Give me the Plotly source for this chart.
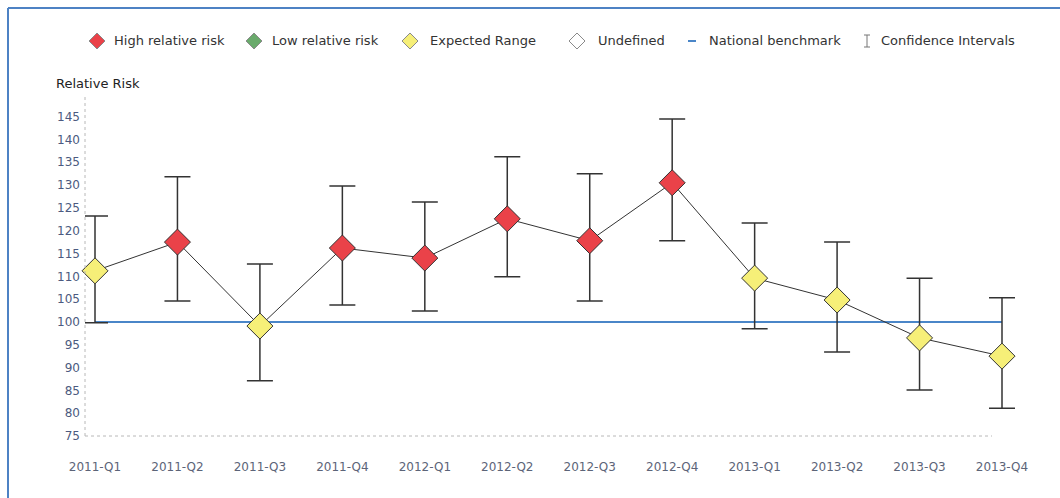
import plotly.graph_objects as go

# ---- data -------------------------------------------------------------
quarters = ["2011-Q1", "2011-Q2", "2011-Q3", "2011-Q4",
            "2012-Q1", "2012-Q2", "2012-Q3", "2012-Q4",
            "2013-Q1", "2013-Q2", "2013-Q3", "2013-Q4"]
relative_risk = [111.2, 117.5, 99.1, 116.2, 114.0, 122.6, 117.8, 130.5, 109.6, 104.8, 96.5, 92.5]
ci_upper = [123.2, 131.8, 112.7, 129.8, 126.3, 136.2, 132.5, 144.5, 121.7, 117.5, 109.6, 105.3]
ci_lower = [99.8, 104.6, 87.1, 103.7, 102.4, 109.9, 104.6, 117.8, 98.5, 93.4, 85.1, 81.1]
status = ["Expected", "High", "Expected", "High", "High", "High",
          "High", "High", "Expected", "Expected", "Expected", "Expected"]
benchmark = 100
y_ticks = [75, 80, 85, 90, 95, 100, 105, 110, 115, 120, 125, 130, 135, 140, 145]

legend_items = ["High relative risk", "Low relative risk", "Expected Range",
                "Undefined", "National benchmark", "Confidence Intervals"]

# ---- styling ----------------------------------------------------------
status_colors = {"High": "#ea4249", "Low": "#6aaa6c", "Expected": "#f6ef78", "Undefined": "#ffffff"}
FONT = "DejaVu Sans"
W, H = 1060, 498
L, R, T, B = 85, 30, 97, 62
PW, PH = W - L - R, H - T - B
STEP = 907 / 11          # pixels between neighbouring quarters


def px_x(px):
    return (px - L) / PW


def px_y(py):
    return (H - B - py) / PH


fig = go.Figure()

# national benchmark across all quarters
fig.add_trace(go.Scatter(
    x=quarters, y=[benchmark] * len(quarters), mode="lines",
    line=dict(color="#4a86c8", width=2), hoverinfo="skip", showlegend=False))

# connecting line
fig.add_trace(go.Scatter(
    x=quarters, y=relative_risk, mode="lines",
    line=dict(color="#333333", width=1), hoverinfo="skip", showlegend=False))

# diamonds with confidence intervals
fig.add_trace(go.Scatter(
    x=quarters, y=relative_risk, mode="markers",
    marker=dict(symbol="diamond", size=20,
                color=[status_colors[s] for s in status],
                line=dict(color="#333333", width=1)),
    error_y=dict(type="data", symmetric=False,
                 array=[u - v for u, v in zip(ci_upper, relative_risk)],
                 arrayminus=[v - lo for v, lo in zip(relative_risk, ci_lower)],
                 color="#333333", thickness=1.5, width=13),
    cliponaxis=False, showlegend=False))

shapes = []
annotations = []

# dotted axis lines
shapes.append(dict(type="line", xref="paper", yref="paper", x0=0, x1=px_x(992),
                   y0=0, y1=0, line=dict(color="#b8b8b8", width=1, dash="dot")))
shapes.append(dict(type="line", xref="paper", yref="paper", x0=0, x1=0,
                   y0=0, y1=1, line=dict(color="#b8b8b8", width=1, dash="dot")))

# outer frame (left and top)
shapes.append(dict(type="line", xref="paper", yref="paper", x0=px_x(8), x1=px_x(8),
                   y0=px_y(8), y1=px_y(498), line=dict(color="#4d82c4", width=2)))
shapes.append(dict(type="line", xref="paper", yref="paper", x0=px_x(8), x1=px_x(1060),
                   y0=px_y(8), y1=px_y(8), line=dict(color="#4d82c4", width=2)))

# legend row
leg_y = px_y(41)
diamond_path = "M 0,8 L 8,0 L 0,-8 L -8,0 Z"
icon_x = [97, 254, 410, 577, 692, 867]
text_x = [112, 270, 428, 596, 707, 879]
icon_colors = [status_colors["High"], status_colors["Low"],
               status_colors["Expected"], status_colors["Undefined"]]
for i, c in enumerate(icon_colors):
    shapes.append(dict(type="path", xref="paper", yref="paper",
                       xsizemode="pixel", ysizemode="pixel",
                       xanchor=px_x(icon_x[i]), yanchor=leg_y,
                       path=diamond_path, fillcolor=c,
                       line=dict(color="#8a8a8a", width=1)))
shapes.append(dict(type="line", xref="paper", yref="paper",
                   xsizemode="pixel", ysizemode="pixel",
                   xanchor=px_x(icon_x[4]), yanchor=leg_y,
                   x0=-4, x1=4, y0=0, y1=0, line=dict(color="#4a86c8", width=2)))
for (x0, x1, y0, y1) in [(0, 0, -6, 6), (-3, 3, 6, 6), (-3, 3, -6, -6)]:
    shapes.append(dict(type="line", xref="paper", yref="paper",
                       xsizemode="pixel", ysizemode="pixel",
                       xanchor=px_x(icon_x[5]), yanchor=leg_y,
                       x0=x0, x1=x1, y0=y0, y1=y1, line=dict(color="#777777", width=1)))
for label, tx in zip(legend_items, text_x):
    annotations.append(dict(text=label, xref="paper", yref="paper", x=px_x(tx), y=leg_y,
                            xanchor="left", yanchor="middle", showarrow=False,
                            font=dict(family=FONT, size=13, color="#333333")))

# y-axis title
annotations.append(dict(text="Relative Risk", xref="paper", yref="paper",
                        x=px_x(54), y=px_y(83), xanchor="left", yanchor="middle",
                        showarrow=False, font=dict(family=FONT, size=13, color="#222222")))

fig.update_layout(
    width=W, height=H,
    margin=dict(l=L, r=R, t=T, b=B),
    paper_bgcolor="white", plot_bgcolor="white",
    showlegend=False,
    shapes=shapes, annotations=annotations,
    xaxis=dict(type="category", categoryorder="array", categoryarray=quarters,
               range=[-10 / STEP, 11 + (W - R - 1002) / STEP],
               showgrid=False, zeroline=False, showline=False,
               ticks="", ticklabelstandoff=22,
               tickfont=dict(family=FONT, size=12, color="#5c6478")),
    yaxis=dict(range=[75, 149.3], tickvals=y_ticks, showgrid=False, zeroline=False,
               showline=False, ticks="", ticklabelstandoff=4,
               tickfont=dict(family=FONT, size=12, color="#4c5a80")),
)

fig.write_html("out.html")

* **What is asked**:
Repeat, with no pictures, each line from the beginning of the data through the line containing "STEP = 907 /", inclusive.

* **Expected answer**:
Give me the Plotly source for this chart.
import plotly.graph_objects as go

# ---- data -------------------------------------------------------------
quarters = ["2011-Q1", "2011-Q2", "2011-Q3", "2011-Q4",
            "2012-Q1", "2012-Q2", "2012-Q3", "2012-Q4",
            "2013-Q1", "2013-Q2", "2013-Q3", "2013-Q4"]
relative_risk = [111.2, 117.5, 99.1, 116.2, 114.0, 122.6, 117.8, 130.5, 109.6, 104.8, 96.5, 92.5]
ci_upper = [123.2, 131.8, 112.7, 129.8, 126.3, 136.2, 132.5, 144.5, 121.7, 117.5, 109.6, 105.3]
ci_lower = [99.8, 104.6, 87.1, 103.7, 102.4, 109.9, 104.6, 117.8, 98.5, 93.4, 85.1, 81.1]
status = ["Expected", "High", "Expected", "High", "High", "High",
          "High", "High", "Expected", "Expected", "Expected", "Expected"]
benchmark = 100
y_ticks = [75, 80, 85, 90, 95, 100, 105, 110, 115, 120, 125, 130, 135, 140, 145]

legend_items = ["High relative risk", "Low relative risk", "Expected Range",
                "Undefined", "National benchmark", "Confidence Intervals"]

# ---- styling ----------------------------------------------------------
status_colors = {"High": "#ea4249", "Low": "#6aaa6c", "Expected": "#f6ef78", "Undefined": "#ffffff"}
FONT = "DejaVu Sans"
W, H = 1060, 498
L, R, T, B = 85, 30, 97, 62
PW, PH = W - L - R, H - T - B
STEP = 907 / 11          # pixels between neighbouring quarters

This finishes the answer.